Sivil toplum örgütleri, insan hakları, siyasi parti ve kadın kurumları olarak yasaktan sonra oraya mutlaka gideceklerini belirten Bilici, yaşananların mutlaka ortaya çıkacağını söyledi. Bilici, “Güvenlik politikasında bir değişim olmadı. Yani, ne gerekiyorsa yapılması noktasında geri kalınmadığını bir şekilde aynı politikaların üzerine gidildiğini görüyoruz. 90’lı yıllarda da 12 hanelik bir mezraya 300-400 özel hareket timinin girdiğini ve çok orantısız şekilde dağıttığını onların iddiasına göre yardım ve yataklık eden kişilerin evlerinin yakıldığını, gözaltına alındığını 90’lı yıllarda binlerce kaybın hikayesinin o yüzden geldiğini gördük” dedi.
‘NEDEN ÇEKİLMİYORLAR?’
Köy nüfusunun tamamına yakınının da gözaltına alındığını söyleyerek, “Bu köy 90’lı yıllarda da yakılan bir köy.
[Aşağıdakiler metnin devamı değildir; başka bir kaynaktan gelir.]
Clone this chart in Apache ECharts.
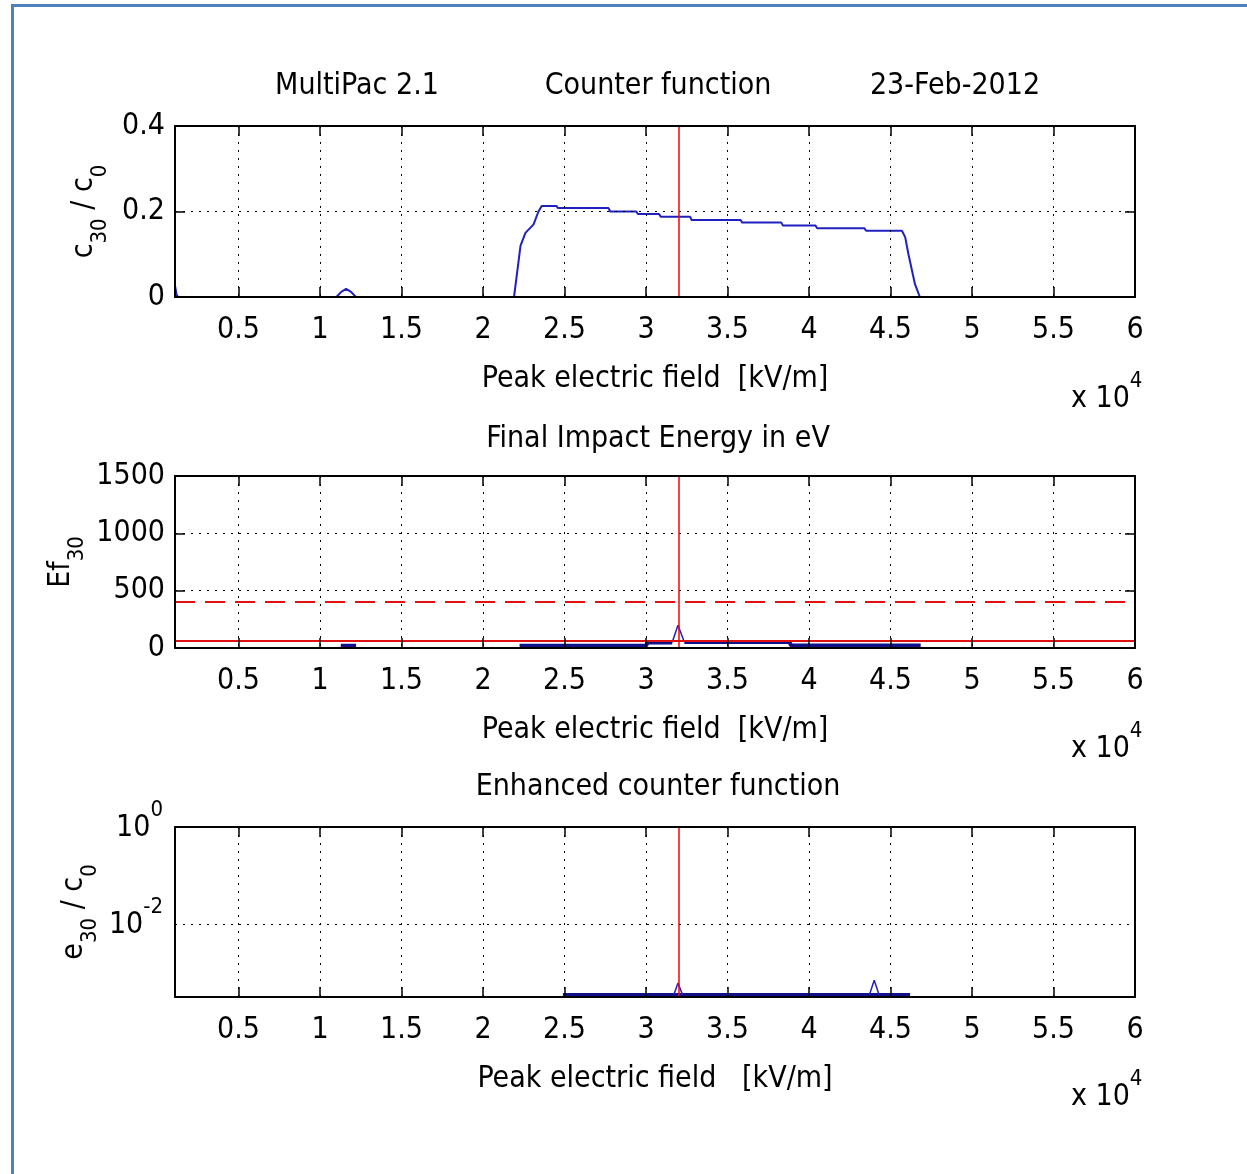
<!DOCTYPE html>
<html><head><meta charset="utf-8">
<script src="https://cdn.jsdelivr.net/npm/echarts@6/dist/echarts.min.js"></script>
<style>
html,body{margin:0;padding:0;background:#fff;}
#chart{position:absolute;left:0;top:0;width:1247px;height:1174px;}
#bt{position:absolute;left:11px;top:4px;width:1236px;height:3px;background:#4f81bd;}
#bl{position:absolute;left:11px;top:4px;width:3px;height:1170px;background:#4f81bd;}
</style></head><body>
<div id="chart"></div><div id="bt"></div><div id="bl"></div>
<script>
// ---- data (x in units of 10^4 kV/m) ----
const fieldRange = [0.11, 6];
const counterX = [0.11, 0.12, 0.13, 1.10, 1.13, 1.16, 1.19, 1.22, 2.19, 2.21, 2.23, 2.26, 2.31, 2.34, 2.36, 2.45, 2.46, 2.77, 2.78, 2.94, 2.95, 3.08, 3.09, 3.27, 3.28, 3.58, 3.59, 3.83, 3.84, 4.04, 4.05, 4.34, 4.35, 4.57, 4.59, 4.61, 4.65, 4.68, 6.0];
const counterY = [0.027, 0.005, 0, 0, 0.012, 0.019, 0.012, 0, 0, 0.06, 0.12, 0.15, 0.17, 0.20, 0.213, 0.213, 0.208, 0.208, 0.200, 0.200, 0.194, 0.194, 0.188, 0.188, 0.180, 0.180, 0.174, 0.174, 0.167, 0.167, 0.161, 0.161, 0.155, 0.155, 0.14, 0.10, 0.03, 0, 0];
const energyFlatX = [1.127, 1.221, 1.221, 2.224, 3.00, 3.01, 3.16, 3.16, 3.235, 3.88, 3.89, 4.685];
const energyFlatY = [20, 20, null, 20, 20, 48, 48, null, 52, 52, 22, 22];
const energySpikeX = [3.16, 3.196, 3.235];
const energySpikeY = [48, 198, 52];
const enhancedFlatX = [2.49, 4.62];
const enhancedFlatY = [3.4e-4, 3.4e-4];
const enhancedSpikeX = [3.17, 3.196, 3.225, 3.225, 4.37, 4.40, 4.43];
const enhancedSpikeY = [3.4e-4, 6.0e-4, 3.4e-4, null, 3.4e-4, 6.9e-4, 3.4e-4];
const markerField = 3.2;
const energyDashedLevel = 400;
const energySolidLevel = 65;
const logGridLevel = 0.01;
const topTitles = ['MultiPac 2.1', 'Counter function', '23-Feb-2012'];
const panelTitles = ['Final Impact Energy in eV', 'Enhanced counter function'];
const xNames = ['Peak electric field  [kV/m]', 'Peak electric field  [kV/m]', 'Peak electric field   [kV/m]'];
const yNames = ['{m|c}{s|30}{m| / c}{s|0}', '{m|Ef}{s|30}', '{m|e}{s|30}{m| / c}{s|0}'];
const yRanges = [[0, 0.4, 0.2], [0, 1500, 500]];
const logRange = [3.1e-4, 1];

// ---- styling ----
const FONT = "'Liberation Sans Narrow','DejaVu Sans Condensed','Liberation Sans',sans-serif";
const FS = 30;
const pairs = (xs, ys) => xs.map((x, i) => [x, ys[i]]);
const grids = [
  {left: 175, width: 960, top: 126, height: 171},
  {left: 175, width: 960, top: 476, height: 172},
  {left: 175, width: 960, top: 827, height: 170}
];
const fmtX = v => { const r = Math.round(v * 2) / 2; return Math.abs(v - r) < 1e-6 ? String(r) : ''; };
const fmtY = v => String(v);
const fmtLog = v => { const e = Math.log10(v); const r = Math.round(e); if (Math.abs(e - r) > 1e-6 || r % 2 !== 0) return ''; return '{b|10}{s|' + r + '}'; };
const supRich = {
  a: {fontFamily: FONT, fontSize: FS, fontWeight: 'normal', lineHeight: 44, verticalAlign: 'bottom', color: '#000'},
  b: {fontFamily: FONT, fontSize: FS, fontWeight: 'normal', lineHeight: 44, verticalAlign: 'bottom', color: '#000'},
  s: {fontFamily: FONT, fontSize: 22, fontWeight: 'normal', lineHeight: 22, verticalAlign: 'top', color: '#000'}
};
const subRich = {
  m: {fontFamily: FONT, fontSize: FS, fontWeight: 'normal', lineHeight: 42, verticalAlign: 'top', color: '#000'},
  s: {fontFamily: FONT, fontSize: 22, fontWeight: 'normal', lineHeight: 22, verticalAlign: 'bottom', color: '#000'}
};
const dotted = {color: '#000', type: [2, 6], width: 1};

const xAxis = [], yAxis = [];
grids.forEach((g, i) => {
  xAxis.push({
    type: 'value', gridIndex: i, position: 'bottom', min: fieldRange[0], max: fieldRange[1],
    minInterval: 0.5, maxInterval: 0.5, splitNumber: 12, z: 5,
    axisLine: {show: true, onZero: false, lineStyle: {color: '#000', width: 2}},
    axisTick: {show: true, inside: true, length: 10, lineStyle: {color: '#000', width: 1.5}},
    axisLabel: {margin: 18, fontFamily: FONT, fontSize: FS, color: '#000', formatter: fmtX},
    splitLine: {show: true, showMinLine: false, showMaxLine: false, lineStyle: dotted},
    name: xNames[i], nameLocation: 'middle', nameGap: 67, nameMoveOverlap: false,
    nameTextStyle: {fontFamily: FONT, fontSize: FS, color: '#000'}
  });
  xAxis.push({
    type: 'value', gridIndex: i, position: 'top', min: fieldRange[0], max: fieldRange[1],
    minInterval: 0.5, maxInterval: 0.5, splitNumber: 12, z: 5,
    axisLine: {show: true, onZero: false, lineStyle: {color: '#000', width: 2}},
    axisTick: {show: true, inside: true, length: 10, lineStyle: {color: '#000', width: 1.5}},
    axisLabel: {show: false}, splitLine: {show: false}
  });
});
const yNameGaps = [64, 87, 74];
for (let i = 0; i < 2; i++) {
  const r = yRanges[i];
  yAxis.push({
    type: 'value', gridIndex: i, position: 'left', min: r[0], max: r[1], interval: r[2], z: 5,
    axisLine: {show: true, onZero: false, lineStyle: {color: '#000', width: 2}},
    axisTick: {show: true, inside: true, length: 10, lineStyle: {color: '#000', width: 1.5}},
    axisLabel: {margin: 10, fontFamily: FONT, fontSize: FS, color: '#000', formatter: fmtY},
    splitLine: {show: true, showMinLine: false, showMaxLine: false, lineStyle: dotted},
    name: yNames[i], nameLocation: 'middle', nameGap: yNameGaps[i], nameRotate: 90, nameMoveOverlap: false,
    nameTextStyle: {rich: subRich}
  });
  yAxis.push({
    type: 'value', gridIndex: i, position: 'right', min: r[0], max: r[1], interval: r[2], z: 5,
    axisLine: {show: true, onZero: false, lineStyle: {color: '#000', width: 2}},
    axisTick: {show: true, inside: true, length: 10, lineStyle: {color: '#000', width: 1.5}},
    axisLabel: {show: false}, splitLine: {show: false}
  });
}
yAxis.push({
  type: 'log', logBase: 10, gridIndex: 2, position: 'left', min: logRange[0], max: logRange[1], z: 5,
  axisLine: {show: true, onZero: false, lineStyle: {color: '#000', width: 2}},
  axisTick: {show: false},
  axisLabel: {margin: 12, formatter: fmtLog, rich: supRich, padding: [0, 0, 12, 0]},
  splitLine: {show: false},
  name: yNames[2], nameLocation: 'middle', nameGap: yNameGaps[2], nameRotate: 90, nameMoveOverlap: false,
  nameTextStyle: {rich: subRich}
});
yAxis.push({
  type: 'log', logBase: 10, gridIndex: 2, position: 'right', min: logRange[0], max: logRange[1], z: 5,
  axisLine: {show: true, onZero: false, lineStyle: {color: '#000', width: 2}},
  axisTick: {show: false}, axisLabel: {show: false}, splitLine: {show: false}
});

const redV = {xAxis: markerField, lineStyle: {color: '#ff0000', width: 1.5, type: 'solid'}};
const mlBase = {symbol: 'none', silent: true, label: {show: false}, animation: false};

const titleStyle = {fontFamily: FONT, fontSize: FS, fontWeight: 'normal', color: '#000', lineHeight: FS};
const supTitle = {fontWeight: 'normal', rich: supRich};
const title = [
  {text: topTitles[0], left: 352, top: 66, textAlign: 'center', textStyle: titleStyle},
  {text: topTitles[1], left: 653, top: 66, textAlign: 'center', textStyle: titleStyle},
  {text: topTitles[2], left: 950, top: 66, textAlign: 'center', textStyle: titleStyle},
  {text: panelTitles[0], left: 653, top: 419, textAlign: 'center', textStyle: titleStyle},
  {text: panelTitles[1], left: 653, top: 767, textAlign: 'center', textStyle: titleStyle},
  {text: '{a|x }{b|10}{s|4}', left: 1066, top: 365, textStyle: supTitle},
  {text: '{a|x }{b|10}{s|4}', left: 1066, top: 715, textStyle: supTitle},
  {text: '{a|x }{b|10}{s|4}', left: 1066, top: 1063, textStyle: supTitle}
];

const option = {
  animation: false,
  backgroundColor: '#fff',
  title: title,
  grid: grids.map(g => Object.assign({outerBoundsMode: 'none', containLabel: false}, g)),
  xAxis: xAxis,
  yAxis: yAxis,
  series: [
    {type: 'line', xAxisIndex: 0, yAxisIndex: 0, data: pairs(counterX, counterY), showSymbol: false, z: 3,
     lineStyle: {color: '#2020c0', width: 2},
     markLine: Object.assign({data: [redV]}, mlBase)},
    {type: 'line', xAxisIndex: 2, yAxisIndex: 2, data: pairs(energyFlatX, energyFlatY), showSymbol: false, z: 3,
     connectNulls: false, lineStyle: {color: '#10108a', width: 4},
     markLine: Object.assign({data: [
       redV,
       {yAxis: energyDashedLevel, lineStyle: {color: '#e01010', width: 2, type: [20, 10]}},
       {yAxis: energySolidLevel, lineStyle: {color: '#e01010', width: 2, type: 'solid'}}
     ]}, mlBase)},
    {type: 'line', xAxisIndex: 2, yAxisIndex: 2, data: pairs(energySpikeX, energySpikeY), showSymbol: false, z: 3,
     lineStyle: {color: '#2020c0', width: 1.5}},
    {type: 'line', xAxisIndex: 4, yAxisIndex: 4, data: pairs(enhancedFlatX, enhancedFlatY), showSymbol: false, z: 3,
     lineStyle: {color: '#10108a', width: 4},
     markLine: Object.assign({data: [
       redV,
       {yAxis: logGridLevel, lineStyle: dotted}
     ]}, mlBase)},
    {type: 'line', xAxisIndex: 4, yAxisIndex: 4, data: pairs(enhancedSpikeX, enhancedSpikeY), showSymbol: false, z: 3,
     connectNulls: false, lineStyle: {color: '#2020c0', width: 1.5}}
  ]
};
const chart = echarts.init(document.getElementById('chart'), null, {renderer: 'canvas'});
chart.setOption(option);
</script></body></html>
Yine bu köy yakılmış, yıkılmış, insanlara aynı zulüm yapılarak yerinden yurdundan göç etmek zorunda kalmış. Bugün 2017 Türkiye’si aynı yöntem. O köy yine yakılıyor ve insanlara aynı muamele yapılıyor. Yaşamını yitiren var, işkence yapılan, gözaltına alınanlar var. Bunların tutuklanıp tutuklanmayacağı da belli değil. Ve o köyün akıbetinin ne olacağını da bilmiyoruz. Dolayısıyla ne kadar tekrarlanırsa tekrarlansın yöntem aynı ise çözüm çıkmayacağının somut bir örneğidir” değerlendirmesi yaptı.